# Hello



## simon4938 (May 5, 2007)

Hello. I'm Simon and I live in Essex, Engalnd. I've been keeping exotic pets since I was about 9 - starting with fish, moving on to reptiles amphibians and inverts.

I've just got back into mantids after a break of about 8 years. My 7-year old daughter is really into them, so she persuaded me to get some chinese mantis nymphs. Before you know it we've got 4 species of mantids totalling 10 individuals! (2 species hidden in my fish room where my wife can't find them!
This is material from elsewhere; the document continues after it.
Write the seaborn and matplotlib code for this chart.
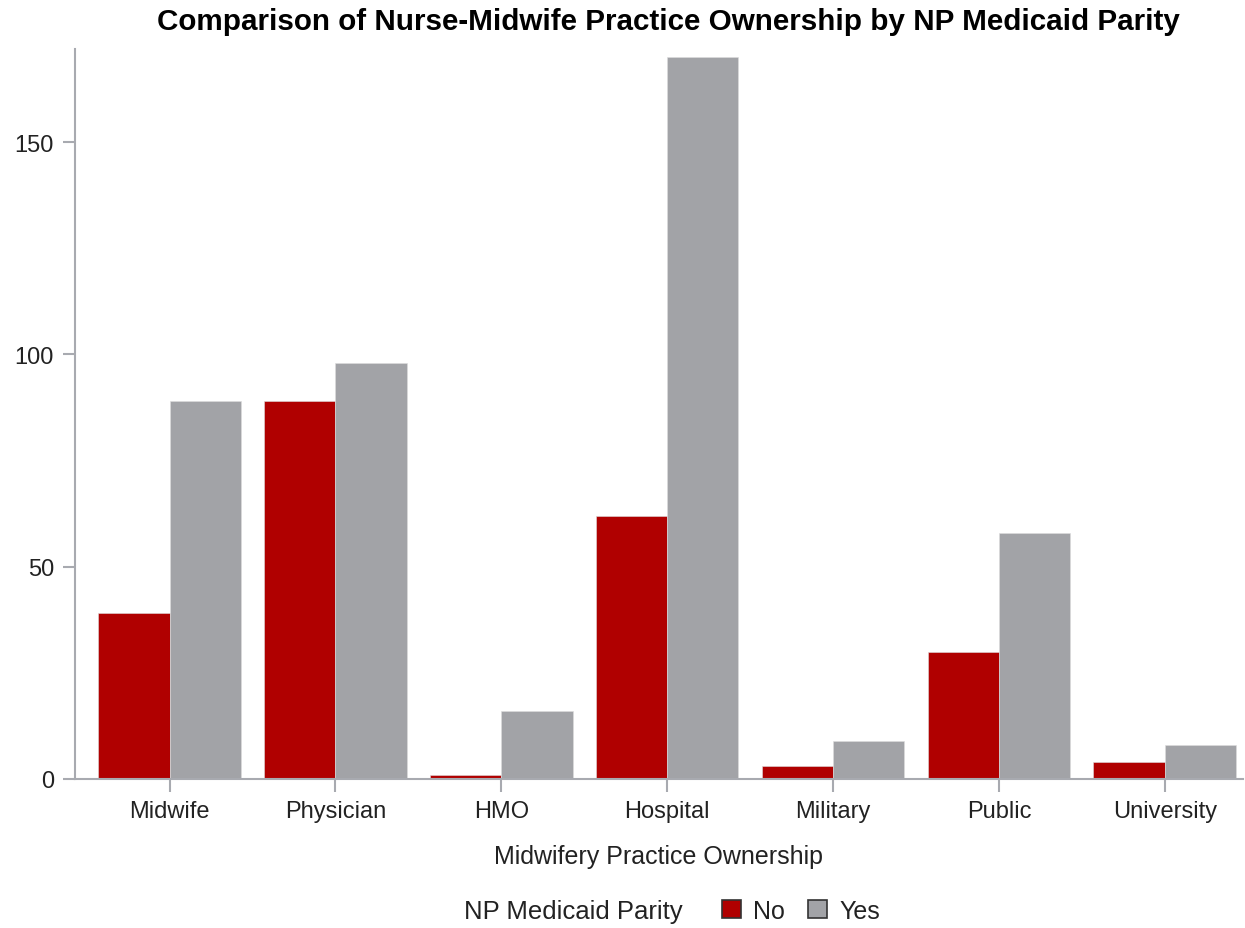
import pandas as pd
import seaborn as sns
import matplotlib.pyplot as plt
from matplotlib.patches import Patch

# data
ownership = ["Midwife", "Physician", "HMO", "Hospital", "Military", "Public", "University"]
parity_no = [39, 89, 1, 62, 3, 30, 4]
parity_yes = [89, 98, 16, 170, 9, 58, 8]
yticks = [0, 50, 100, 150]

df = pd.DataFrame({
    "ownership": ownership * 2,
    "count": parity_no + parity_yes,
    "parity": ["No"] * len(ownership) + ["Yes"] * len(ownership),
})

sns.set_style("white")
plt.rcParams["font.family"] = ["Liberation Sans", "DejaVu Sans"]

red = "#B00000"
grey = "#A2A3A7"
axis_col = "#A8AAB0"
text_col = "#222222"

fig = plt.figure(figsize=(12.45, 9.29), dpi=100)
ax = fig.add_axes([0.0602, 0.1604, 0.938, 0.786])

sns.barplot(data=df, x="ownership", y="count", hue="parity",
            palette={"No": red, "Yes": grey}, width=0.86, saturation=1,
            errorbar=None, edgecolor="#DDDDDD", linewidth=0.4, ax=ax)

ax.legend_.remove()
ax.set_ylim(0, 172)
ax.set_xlim(-0.57, 6.47)
ax.set_yticks(yticks)
ax.set_ylabel("")
ax.set_xlabel("Midwifery Practice Ownership", fontsize=18, color=text_col, labelpad=16)

sns.despine(ax=ax)
for s in ["left", "bottom"]:
    ax.spines[s].set_color(axis_col)
    ax.spines[s].set_linewidth(1.5)

ax.tick_params(axis="both", bottom=True, left=True, length=9, width=1.5,
               color=axis_col, labelsize=17, labelcolor=text_col, pad=6)

fig.text(0.537, 1 - 22 / 929, "Comparison of Nurse-Midwife Practice Ownership by NP Medicaid Parity",
         ha="center", va="center", fontsize=21.3, fontweight="bold", color="black")

# legend on one line at the bottom
fig.text(0.548, 1 - 912 / 929, "NP Medicaid Parity", ha="right", va="center",
         fontsize=18.5, color=text_col)
handles = [Patch(facecolor=red, edgecolor="#333333", linewidth=1.2),
           Patch(facecolor=grey, edgecolor="#333333", linewidth=1.2)]
fig.legend(handles, ["No", "Yes"], ncol=2, loc="center left",
           bbox_to_anchor=(0.562, 1 - 912 / 929), frameon=False, fontsize=18,
           handlelength=0.75, handleheight=0.75, handletextpad=0.5, columnspacing=0.9,
           labelcolor=text_col)

fig.savefig("out.png", dpi=100)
hope to pick up some tips and some insects through this forum.


----------



## robo mantis (May 5, 2007)

Welcome you came to the right place


----------



## Rick (May 5, 2007)

Welcome Simon.


----------



## Ian (May 5, 2007)

Welcome to the forum Simon


----------



## Way.Of.The.Mantis (May 5, 2007)

Hiya  I got chinese too.


----------



## randyardvark (May 5, 2007)

horrah another englishman! welcome to the forum


----------



## OGIGA (May 5, 2007)

Welcome!


----------



## Way.Of.The.Mantis (May 5, 2007)

> horrah another englishman! welcome to the forum


Great, so thats like 59 brits to 800 yanks...the odds are looking better and better... :twisted:

:wink:


----------